_SHORT EXERCISE_
Using the data beneath this instruction, retype only the lines from the one that contains "Recreate this image" down to the one that contains "return Path(np.array(verts), codes)", both included, exactly as they appear.
┌─ DATA SUPPLIED
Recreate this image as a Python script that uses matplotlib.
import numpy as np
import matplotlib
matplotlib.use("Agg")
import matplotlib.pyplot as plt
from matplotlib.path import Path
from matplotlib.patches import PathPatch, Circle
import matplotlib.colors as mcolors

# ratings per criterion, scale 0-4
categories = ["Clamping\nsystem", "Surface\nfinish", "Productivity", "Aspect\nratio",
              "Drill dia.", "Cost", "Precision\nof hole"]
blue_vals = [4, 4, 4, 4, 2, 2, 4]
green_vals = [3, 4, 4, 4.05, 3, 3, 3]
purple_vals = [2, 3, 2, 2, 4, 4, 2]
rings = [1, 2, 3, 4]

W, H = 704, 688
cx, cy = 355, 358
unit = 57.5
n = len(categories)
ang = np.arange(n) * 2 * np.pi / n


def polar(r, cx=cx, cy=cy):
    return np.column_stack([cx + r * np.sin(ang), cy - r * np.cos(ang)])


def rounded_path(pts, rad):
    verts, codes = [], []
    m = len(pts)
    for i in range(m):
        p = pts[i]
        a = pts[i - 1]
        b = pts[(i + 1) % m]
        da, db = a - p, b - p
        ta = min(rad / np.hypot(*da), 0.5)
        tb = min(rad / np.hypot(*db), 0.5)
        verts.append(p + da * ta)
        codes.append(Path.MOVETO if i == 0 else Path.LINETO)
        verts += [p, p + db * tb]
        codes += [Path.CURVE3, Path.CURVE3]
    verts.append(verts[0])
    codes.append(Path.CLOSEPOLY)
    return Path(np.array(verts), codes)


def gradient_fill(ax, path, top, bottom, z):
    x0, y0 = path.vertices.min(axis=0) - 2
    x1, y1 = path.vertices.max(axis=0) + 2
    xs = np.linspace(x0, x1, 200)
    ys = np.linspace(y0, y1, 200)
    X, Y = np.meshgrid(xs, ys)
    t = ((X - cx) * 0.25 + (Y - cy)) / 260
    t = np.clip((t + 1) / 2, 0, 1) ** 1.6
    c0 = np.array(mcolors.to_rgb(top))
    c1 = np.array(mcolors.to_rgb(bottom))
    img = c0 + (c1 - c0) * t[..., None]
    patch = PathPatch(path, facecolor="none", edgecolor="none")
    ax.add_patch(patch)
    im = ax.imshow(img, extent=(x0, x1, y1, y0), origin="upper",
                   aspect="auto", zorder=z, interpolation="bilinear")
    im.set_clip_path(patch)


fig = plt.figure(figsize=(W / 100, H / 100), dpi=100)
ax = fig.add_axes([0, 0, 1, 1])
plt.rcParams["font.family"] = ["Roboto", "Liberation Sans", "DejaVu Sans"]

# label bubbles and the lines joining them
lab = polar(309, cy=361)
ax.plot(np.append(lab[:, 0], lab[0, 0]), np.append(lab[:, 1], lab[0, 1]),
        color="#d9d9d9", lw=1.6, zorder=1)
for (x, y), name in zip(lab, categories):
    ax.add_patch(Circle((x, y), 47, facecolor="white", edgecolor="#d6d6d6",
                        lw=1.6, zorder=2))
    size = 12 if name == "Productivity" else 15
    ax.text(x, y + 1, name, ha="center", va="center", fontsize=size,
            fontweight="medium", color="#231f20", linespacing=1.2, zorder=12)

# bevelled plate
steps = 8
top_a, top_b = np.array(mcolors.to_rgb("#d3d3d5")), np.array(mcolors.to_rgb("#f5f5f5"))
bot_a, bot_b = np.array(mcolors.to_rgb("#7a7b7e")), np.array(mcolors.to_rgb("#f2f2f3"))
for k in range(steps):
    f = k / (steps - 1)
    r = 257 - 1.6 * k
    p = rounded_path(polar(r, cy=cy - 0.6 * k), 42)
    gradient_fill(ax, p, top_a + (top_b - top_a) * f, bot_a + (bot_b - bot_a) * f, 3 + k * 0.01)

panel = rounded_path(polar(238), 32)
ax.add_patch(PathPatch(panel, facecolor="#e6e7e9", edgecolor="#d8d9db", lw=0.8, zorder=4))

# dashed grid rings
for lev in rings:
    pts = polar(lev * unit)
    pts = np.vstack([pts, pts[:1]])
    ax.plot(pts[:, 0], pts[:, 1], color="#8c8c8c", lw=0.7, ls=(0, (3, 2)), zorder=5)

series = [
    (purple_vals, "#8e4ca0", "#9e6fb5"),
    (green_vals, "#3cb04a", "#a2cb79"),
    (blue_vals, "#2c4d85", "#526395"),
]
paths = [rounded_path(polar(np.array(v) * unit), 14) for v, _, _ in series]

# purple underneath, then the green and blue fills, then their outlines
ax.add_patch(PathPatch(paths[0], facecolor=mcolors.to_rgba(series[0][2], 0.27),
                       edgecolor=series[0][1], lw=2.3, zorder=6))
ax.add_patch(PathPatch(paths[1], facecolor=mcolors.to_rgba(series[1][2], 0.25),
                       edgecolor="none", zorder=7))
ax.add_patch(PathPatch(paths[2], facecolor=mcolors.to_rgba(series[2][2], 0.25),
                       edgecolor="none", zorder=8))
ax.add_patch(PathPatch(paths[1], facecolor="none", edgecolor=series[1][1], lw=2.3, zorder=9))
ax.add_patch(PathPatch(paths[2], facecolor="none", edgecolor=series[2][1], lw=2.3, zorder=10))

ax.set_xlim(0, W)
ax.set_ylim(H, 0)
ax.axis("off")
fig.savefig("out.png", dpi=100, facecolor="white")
└─
┌─ DATA SUPPLIED
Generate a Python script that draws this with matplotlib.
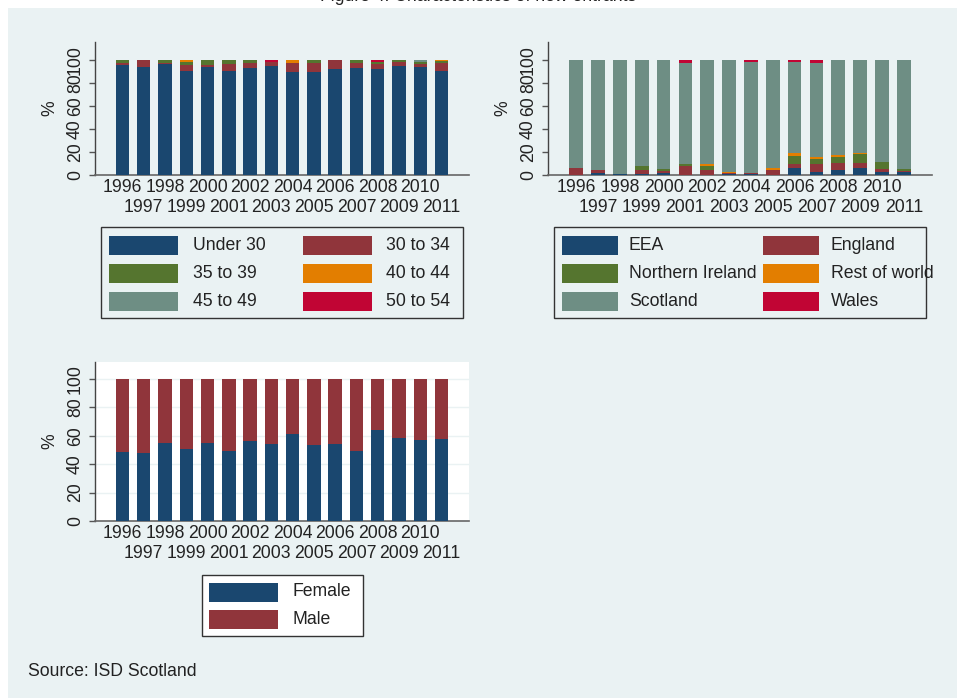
└─
┌─ DATA SUPPLIED
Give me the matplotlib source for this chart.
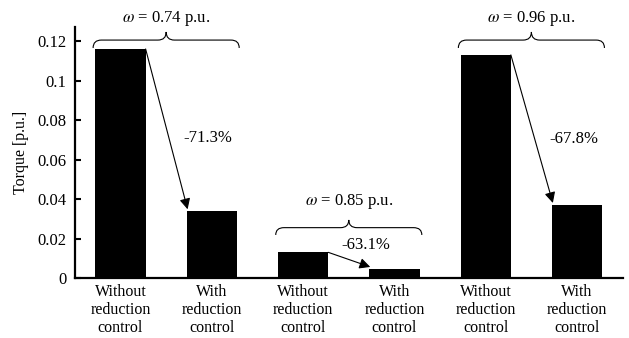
└─
_TASK SOLUTION_
Recreate this image as a Python script that uses matplotlib.
import numpy as np
import matplotlib
matplotlib.use("Agg")
import matplotlib.pyplot as plt
from matplotlib.path import Path
from matplotlib.patches import PathPatch, Circle
import matplotlib.colors as mcolors

# ratings per criterion, scale 0-4
categories = ["Clamping\nsystem", "Surface\nfinish", "Productivity", "Aspect\nratio",
              "Drill dia.", "Cost", "Precision\nof hole"]
blue_vals = [4, 4, 4, 4, 2, 2, 4]
green_vals = [3, 4, 4, 4.05, 3, 3, 3]
purple_vals = [2, 3, 2, 2, 4, 4, 2]
rings = [1, 2, 3, 4]

W, H = 704, 688
cx, cy = 355, 358
unit = 57.5
n = len(categories)
ang = np.arange(n) * 2 * np.pi / n


def polar(r, cx=cx, cy=cy):
    return np.column_stack([cx + r * np.sin(ang), cy - r * np.cos(ang)])


def rounded_path(pts, rad):
    verts, codes = [], []
    m = len(pts)
    for i in range(m):
        p = pts[i]
        a = pts[i - 1]
        b = pts[(i + 1) % m]
        da, db = a - p, b - p
        ta = min(rad / np.hypot(*da), 0.5)
        tb = min(rad / np.hypot(*db), 0.5)
        verts.append(p + da * ta)
        codes.append(Path.MOVETO if i == 0 else Path.LINETO)
        verts += [p, p + db * tb]
        codes += [Path.CURVE3, Path.CURVE3]
    verts.append(verts[0])
    codes.append(Path.CLOSEPOLY)
    return Path(np.array(verts), codes)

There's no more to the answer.